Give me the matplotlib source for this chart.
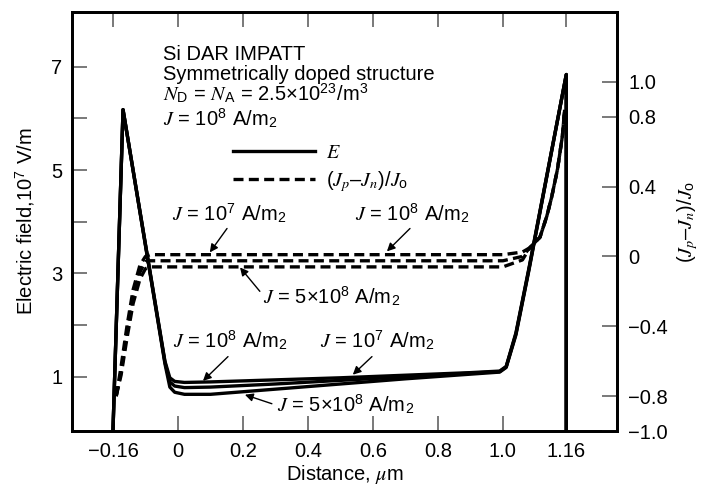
import numpy as np
import matplotlib
matplotlib.use('Agg')
import matplotlib.pyplot as plt

# Electric field profiles (left axis, 10^7 V/m), three current densities
dist_e = [-0.200, -0.169, -0.040, -0.025, -0.010, 0.020, 0.100, 0.300, 0.500,
          0.700, 0.900, 0.990, 1.010, 1.040, 1.080, 1.195, 1.195]
e_j8 = [-0.05, 6.17, 1.30, 0.98, 0.91, 0.89, 0.90, 0.94, 0.98,
        1.03, 1.08, 1.11, 1.20, 1.85, 3.10, 6.85, -0.05]
e_j7 = [-0.05, 6.17, 1.28, 0.90, 0.82, 0.79, 0.80, 0.86, 0.93,
        1.00, 1.07, 1.10, 1.19, 1.83, 3.08, 6.85, -0.05]
e_j5x8 = [-0.05, 6.17, 1.25, 0.80, 0.70, 0.66, 0.66, 0.76, 0.86,
          0.96, 1.05, 1.09, 1.18, 1.81, 3.06, 6.85, -0.05]

# Normalised current difference (Jp - Jn)/Jo (right axis)
dist_j = [-0.190, -0.175, -0.157, -0.138, -0.117, -0.100, -0.085, 0.000, 0.500,
          1.000, 1.060, 1.083, 1.114, 1.135, 1.150, 1.168, 1.183, 1.190]
j_j7 = [-0.80, -0.63, -0.40, -0.19, -0.05, 0.00, 0.01, 0.01, 0.01,
        0.01, 0.025, 0.05, 0.11, 0.23, 0.34, 0.50, 0.69, 0.84]
j_j8 = [-0.80, -0.66, -0.44, -0.23, -0.09, -0.03, -0.025, -0.025, -0.025,
        -0.025, 0.00, 0.05, 0.11, 0.23, 0.34, 0.50, 0.69, 0.84]
j_j5x8 = [-0.80, -0.68, -0.47, -0.27, -0.13, -0.07, -0.06, -0.06, -0.06,
          -0.06, -0.02, 0.05, 0.11, 0.23, 0.34, 0.50, 0.69, 0.84]

# Tick positions / labels
x_ticks = [-0.2, 0.0, 0.2, 0.4, 0.6, 0.8, 1.0, 1.195]
x_labels = ['\u22120.16', '0', '0.2', '0.4', '0.6', '0.8', '1.0', '1.16']
e_ticks = [1, 3, 5, 7]
e_minor = [2, 4, 6]
j_ticks = [-1.0, -0.8, -0.4, 0.0, 0.4, 0.8, 1.0]
j_labels = ['\u22121.0', '\u22120.8', '\u22120.4', '0', '0.4', '0.8', '1.0']

plt.rcParams['font.family'] = 'Liberation Sans'
plt.rcParams['mathtext.fontset'] = 'custom'
plt.rcParams['mathtext.rm'] = 'Liberation Sans'
plt.rcParams['mathtext.it'] = 'STIXGeneral:italic'
plt.rcParams['mathtext.bf'] = 'Liberation Sans:bold'
plt.rcParams['font.size'] = 14.5

fig = plt.figure(figsize=(7.04, 4.88), dpi=100)
ax = fig.add_axes([0.1023, 0.1168, 0.7741, 0.8586])
ax2 = ax.twinx()

lw = 2.4
dash = (3.0, 1.6)

# Field curves
ax.plot(dist_e, e_j8, color='black', lw=lw, solid_joinstyle='round')
ax.plot(dist_e, e_j7, color='black', lw=lw, solid_joinstyle='round')
line_e, = ax.plot(dist_e, e_j5x8, color='black', lw=lw, solid_joinstyle='round')

# Current curves
ax2.plot(dist_j, j_j7, color='black', lw=lw, dashes=dash)
ax2.plot(dist_j, j_j8, color='black', lw=lw, dashes=dash)
line_j, = ax2.plot(dist_j, j_j5x8, color='black', lw=lw, dashes=dash)

ax.set_xlim(-0.326, 1.351)
ax.set_ylim(-0.05, 8.06)
ax2.set_ylim(-1.0, 1.40)

# Axes ticks
tick_kw = dict(direction='in', length=11, width=1.1, color='#555555')
ax.set_xticks(x_ticks)
ax.set_xticklabels(x_labels)
ax.tick_params(axis='x', top=True, pad=8, **tick_kw)
ax.set_yticks(e_ticks)
ax.set_yticks(e_minor, minor=True)
ax.tick_params(axis='y', which='both', pad=7, **tick_kw)
ax.tick_params(axis='x', which='minor', bottom=False, top=False)
ax2.set_yticks(j_ticks)
ax2.set_yticklabels(j_labels)
ax2.tick_params(axis='y', pad=8, **tick_kw)

for a in (ax, ax2):
    for s in a.spines.values():
        s.set_linewidth(2.0)

ax.set_xlabel('Distance, $\\mu$m', labelpad=1)
ax.set_ylabel('Electric field,10$^7$ V/m', labelpad=10)
ax2.set_ylabel('($J_p$\u2013$J_n$)/$J_{\\mathrm{o}}$', labelpad=5)

# Description text
ax.text(0.167, 0.885, 'Si DAR IMPATT', transform=ax.transAxes, va='baseline')
ax.text(0.167, 0.838, 'Symmetrically doped structure', transform=ax.transAxes, va='baseline')
ax.text(0.167, 0.788, '$N_{\\mathrm{D}}$ = $N_{\\mathrm{A}}$ = 2.5\u00d710$^{23}$/m$^3$',
        transform=ax.transAxes, va='baseline')
ax.text(0.167, 0.728, '$J$ = 10$^8$ A/m$_2$', transform=ax.transAxes, va='baseline')

# Legend
ax2.legend([line_e, line_j], ['$E$', '($J_p$\u2013$J_n$)/$J_{\\mathrm{o}}$'],
           loc='upper left', bbox_to_anchor=(0.295, 0.688), frameon=False,
           borderpad=0, borderaxespad=0, handlelength=4.1, handletextpad=0.55,
           labelspacing=0.35)

arrow = dict(arrowstyle='-|>', lw=1.0, color='black', mutation_scale=12,
             shrinkA=0, shrinkB=0)

# Labels on current curves
ax2.text(-0.018, 0.20, '$J$ = 10$^7$ A/m$_2$', va='baseline')
ax2.annotate('', xy=(0.098, 0.023), xytext=(0.151, 0.16), arrowprops=arrow)
ax2.text(0.545, 0.20, '$J$ = 10$^8$ A/m$_2$', va='baseline')
ax2.annotate('', xy=(0.643, 0.029), xytext=(0.714, 0.16), arrowprops=arrow)
ax2.text(0.262, -0.274, '$J$ = 5\u00d710$^8$ A/m$_2$', va='baseline')
ax2.annotate('', xy=(0.191, -0.063), xytext=(0.252, -0.20), arrowprops=arrow)

# Labels on field curves
ax.text(-0.015, 1.56, '$J$ = 10$^8$ A/m$_2$', va='baseline')
ax.annotate('', xy=(0.077, 0.92), xytext=(0.154, 1.39), arrowprops=arrow)
ax.text(0.437, 1.56, '$J$ = 10$^7$ A/m$_2$', va='baseline')
ax.annotate('', xy=(0.538, 1.04), xytext=(0.597, 1.39), arrowprops=arrow)
ax.text(0.305, 0.323, '$J$ = 5\u00d710$^8$ A/m$_2$', va='baseline')
ax.annotate('', xy=(0.206, 0.652), xytext=(0.289, 0.478), arrowprops=arrow)

plt.savefig('out.png', dpi=100)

***

Written problem: Repeat only the lines between the start of the data and the line with "import matplotlib.pyplot as plt", including those two lines, and skip the pictures.

Answer to this task:
Give me the matplotlib source for this chart.
import numpy as np
import matplotlib
matplotlib.use('Agg')
import matplotlib.pyplot as plt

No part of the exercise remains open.